* _Given data_
□ □ □ □ □

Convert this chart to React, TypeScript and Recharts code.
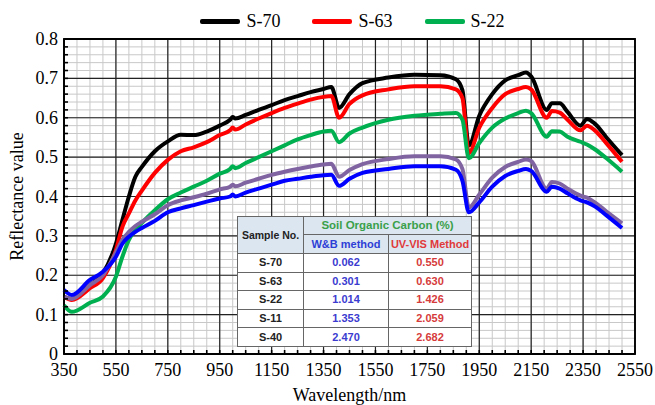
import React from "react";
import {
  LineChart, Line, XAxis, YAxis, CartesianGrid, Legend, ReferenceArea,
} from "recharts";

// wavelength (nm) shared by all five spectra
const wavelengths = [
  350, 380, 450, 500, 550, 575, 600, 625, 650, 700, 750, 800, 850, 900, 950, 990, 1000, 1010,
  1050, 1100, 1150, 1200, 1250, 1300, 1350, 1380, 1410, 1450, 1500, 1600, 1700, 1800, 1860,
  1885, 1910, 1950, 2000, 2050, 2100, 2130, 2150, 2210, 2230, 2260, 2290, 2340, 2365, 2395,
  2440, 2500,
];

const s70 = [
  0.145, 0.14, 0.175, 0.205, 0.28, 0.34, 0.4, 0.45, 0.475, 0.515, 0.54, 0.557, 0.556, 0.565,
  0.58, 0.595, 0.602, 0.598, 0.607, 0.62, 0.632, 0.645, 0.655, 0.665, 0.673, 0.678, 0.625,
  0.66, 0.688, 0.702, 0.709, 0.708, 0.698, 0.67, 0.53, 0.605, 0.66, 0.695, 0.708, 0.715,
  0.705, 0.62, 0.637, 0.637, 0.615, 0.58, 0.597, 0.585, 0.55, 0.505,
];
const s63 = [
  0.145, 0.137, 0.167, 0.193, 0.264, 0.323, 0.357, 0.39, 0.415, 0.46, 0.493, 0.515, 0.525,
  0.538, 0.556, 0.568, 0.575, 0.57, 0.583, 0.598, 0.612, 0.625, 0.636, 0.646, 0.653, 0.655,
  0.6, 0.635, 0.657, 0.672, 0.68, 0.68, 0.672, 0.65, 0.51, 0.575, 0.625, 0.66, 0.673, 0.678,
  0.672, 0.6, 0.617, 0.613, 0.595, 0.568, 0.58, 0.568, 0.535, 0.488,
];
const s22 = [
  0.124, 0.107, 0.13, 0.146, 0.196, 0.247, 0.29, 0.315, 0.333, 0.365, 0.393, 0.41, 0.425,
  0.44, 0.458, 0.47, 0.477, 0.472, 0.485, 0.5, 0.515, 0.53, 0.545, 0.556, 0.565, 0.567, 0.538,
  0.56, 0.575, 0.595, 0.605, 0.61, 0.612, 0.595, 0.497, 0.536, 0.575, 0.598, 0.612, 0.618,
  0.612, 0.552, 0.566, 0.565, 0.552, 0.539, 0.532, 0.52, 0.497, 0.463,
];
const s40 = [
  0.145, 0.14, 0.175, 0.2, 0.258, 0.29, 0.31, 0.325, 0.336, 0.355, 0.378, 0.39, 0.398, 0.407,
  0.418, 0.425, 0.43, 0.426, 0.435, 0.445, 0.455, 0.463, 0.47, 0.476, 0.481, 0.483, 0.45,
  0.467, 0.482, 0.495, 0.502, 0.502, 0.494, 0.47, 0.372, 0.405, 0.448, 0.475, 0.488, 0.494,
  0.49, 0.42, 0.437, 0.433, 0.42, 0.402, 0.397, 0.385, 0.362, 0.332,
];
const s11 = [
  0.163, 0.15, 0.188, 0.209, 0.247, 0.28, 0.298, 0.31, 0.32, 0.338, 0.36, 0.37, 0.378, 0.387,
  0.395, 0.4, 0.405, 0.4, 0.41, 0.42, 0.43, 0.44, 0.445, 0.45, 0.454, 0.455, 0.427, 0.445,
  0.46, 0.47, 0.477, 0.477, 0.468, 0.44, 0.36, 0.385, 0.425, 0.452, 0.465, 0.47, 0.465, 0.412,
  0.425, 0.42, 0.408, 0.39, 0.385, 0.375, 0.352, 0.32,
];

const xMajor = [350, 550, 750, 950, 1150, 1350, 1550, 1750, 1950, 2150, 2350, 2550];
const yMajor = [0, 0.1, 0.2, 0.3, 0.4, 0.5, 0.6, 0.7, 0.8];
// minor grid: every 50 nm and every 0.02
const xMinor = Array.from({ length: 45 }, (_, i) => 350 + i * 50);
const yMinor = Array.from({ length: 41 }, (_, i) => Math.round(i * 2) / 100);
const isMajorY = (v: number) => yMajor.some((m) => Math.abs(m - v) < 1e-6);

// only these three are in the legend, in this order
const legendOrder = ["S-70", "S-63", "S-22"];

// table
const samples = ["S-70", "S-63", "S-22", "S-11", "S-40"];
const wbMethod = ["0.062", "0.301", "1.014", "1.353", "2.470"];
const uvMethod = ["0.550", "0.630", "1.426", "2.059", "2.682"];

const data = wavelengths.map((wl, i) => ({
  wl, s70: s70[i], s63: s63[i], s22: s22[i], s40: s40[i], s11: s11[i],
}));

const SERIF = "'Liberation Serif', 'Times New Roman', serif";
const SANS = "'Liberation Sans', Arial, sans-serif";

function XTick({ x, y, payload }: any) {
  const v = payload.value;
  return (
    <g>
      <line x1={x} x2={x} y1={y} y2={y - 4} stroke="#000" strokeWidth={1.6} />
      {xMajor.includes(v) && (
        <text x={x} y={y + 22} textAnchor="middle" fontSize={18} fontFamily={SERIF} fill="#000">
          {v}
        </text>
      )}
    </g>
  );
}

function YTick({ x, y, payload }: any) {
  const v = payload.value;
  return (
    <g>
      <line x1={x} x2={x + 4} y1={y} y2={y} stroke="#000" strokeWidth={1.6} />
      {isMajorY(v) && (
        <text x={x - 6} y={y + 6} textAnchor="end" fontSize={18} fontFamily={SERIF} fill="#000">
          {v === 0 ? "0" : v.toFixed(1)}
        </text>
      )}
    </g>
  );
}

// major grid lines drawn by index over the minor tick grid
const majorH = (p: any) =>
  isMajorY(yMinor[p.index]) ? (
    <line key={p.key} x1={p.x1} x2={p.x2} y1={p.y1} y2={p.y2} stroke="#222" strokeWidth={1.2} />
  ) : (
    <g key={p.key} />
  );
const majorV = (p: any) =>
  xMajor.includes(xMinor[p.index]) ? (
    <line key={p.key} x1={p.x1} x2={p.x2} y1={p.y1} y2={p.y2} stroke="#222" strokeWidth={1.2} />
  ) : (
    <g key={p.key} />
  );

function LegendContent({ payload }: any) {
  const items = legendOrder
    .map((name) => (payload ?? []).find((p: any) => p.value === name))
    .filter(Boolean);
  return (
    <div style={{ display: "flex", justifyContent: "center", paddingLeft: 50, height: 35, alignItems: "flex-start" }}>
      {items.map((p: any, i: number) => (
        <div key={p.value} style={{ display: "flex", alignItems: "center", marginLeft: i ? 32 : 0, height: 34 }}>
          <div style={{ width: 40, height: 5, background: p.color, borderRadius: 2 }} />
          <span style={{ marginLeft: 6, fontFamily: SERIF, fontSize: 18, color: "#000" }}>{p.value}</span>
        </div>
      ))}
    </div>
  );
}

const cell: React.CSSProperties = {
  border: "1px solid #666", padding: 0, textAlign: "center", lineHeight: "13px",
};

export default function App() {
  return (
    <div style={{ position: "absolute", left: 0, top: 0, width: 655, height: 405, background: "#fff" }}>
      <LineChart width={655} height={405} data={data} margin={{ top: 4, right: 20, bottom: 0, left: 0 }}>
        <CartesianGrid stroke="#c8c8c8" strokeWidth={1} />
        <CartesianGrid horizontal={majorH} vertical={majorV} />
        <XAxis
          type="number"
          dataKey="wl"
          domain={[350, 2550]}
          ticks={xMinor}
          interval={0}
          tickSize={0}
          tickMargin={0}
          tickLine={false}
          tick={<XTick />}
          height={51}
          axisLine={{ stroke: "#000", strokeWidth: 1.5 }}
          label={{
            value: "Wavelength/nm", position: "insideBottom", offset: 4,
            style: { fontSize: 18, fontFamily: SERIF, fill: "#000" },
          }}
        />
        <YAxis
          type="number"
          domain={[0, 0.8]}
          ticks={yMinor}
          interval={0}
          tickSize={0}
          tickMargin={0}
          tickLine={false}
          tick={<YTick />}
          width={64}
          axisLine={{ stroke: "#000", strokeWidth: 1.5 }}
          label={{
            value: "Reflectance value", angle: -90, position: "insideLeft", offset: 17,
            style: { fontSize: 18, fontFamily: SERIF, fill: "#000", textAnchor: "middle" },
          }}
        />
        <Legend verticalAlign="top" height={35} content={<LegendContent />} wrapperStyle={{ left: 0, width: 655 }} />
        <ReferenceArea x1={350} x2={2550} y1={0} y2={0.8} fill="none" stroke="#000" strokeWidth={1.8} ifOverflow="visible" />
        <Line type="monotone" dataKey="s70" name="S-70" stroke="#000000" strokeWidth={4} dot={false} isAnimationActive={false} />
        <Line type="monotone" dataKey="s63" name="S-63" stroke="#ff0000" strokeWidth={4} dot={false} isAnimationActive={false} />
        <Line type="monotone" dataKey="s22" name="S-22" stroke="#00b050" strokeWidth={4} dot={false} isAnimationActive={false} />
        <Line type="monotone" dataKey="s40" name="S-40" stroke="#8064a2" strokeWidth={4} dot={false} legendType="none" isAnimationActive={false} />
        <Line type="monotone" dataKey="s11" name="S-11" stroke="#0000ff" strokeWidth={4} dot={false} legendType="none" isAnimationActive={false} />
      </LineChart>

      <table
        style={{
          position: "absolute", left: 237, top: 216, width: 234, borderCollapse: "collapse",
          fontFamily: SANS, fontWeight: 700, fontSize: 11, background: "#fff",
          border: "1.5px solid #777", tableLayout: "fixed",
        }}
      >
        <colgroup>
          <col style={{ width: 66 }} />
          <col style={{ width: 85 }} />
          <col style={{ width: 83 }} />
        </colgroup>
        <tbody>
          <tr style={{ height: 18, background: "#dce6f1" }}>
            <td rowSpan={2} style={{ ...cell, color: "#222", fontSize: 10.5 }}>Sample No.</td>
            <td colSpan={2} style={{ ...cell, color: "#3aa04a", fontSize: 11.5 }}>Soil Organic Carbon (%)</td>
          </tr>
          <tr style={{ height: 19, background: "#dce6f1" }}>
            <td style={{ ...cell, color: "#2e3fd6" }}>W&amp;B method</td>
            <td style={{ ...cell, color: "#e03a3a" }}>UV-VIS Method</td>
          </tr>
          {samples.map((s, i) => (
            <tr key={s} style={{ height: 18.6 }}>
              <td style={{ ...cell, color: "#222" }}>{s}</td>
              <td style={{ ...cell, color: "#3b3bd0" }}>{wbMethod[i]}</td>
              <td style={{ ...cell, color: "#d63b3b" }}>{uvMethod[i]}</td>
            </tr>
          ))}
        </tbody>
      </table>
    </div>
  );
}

□ □ □ □ □

* _What is needed_
Search the data above for the word "this", then gather each line in which it appears.

* _Result of the task_
Convert this chart to React, TypeScript and Recharts code.
// only these three are in the legend, in this order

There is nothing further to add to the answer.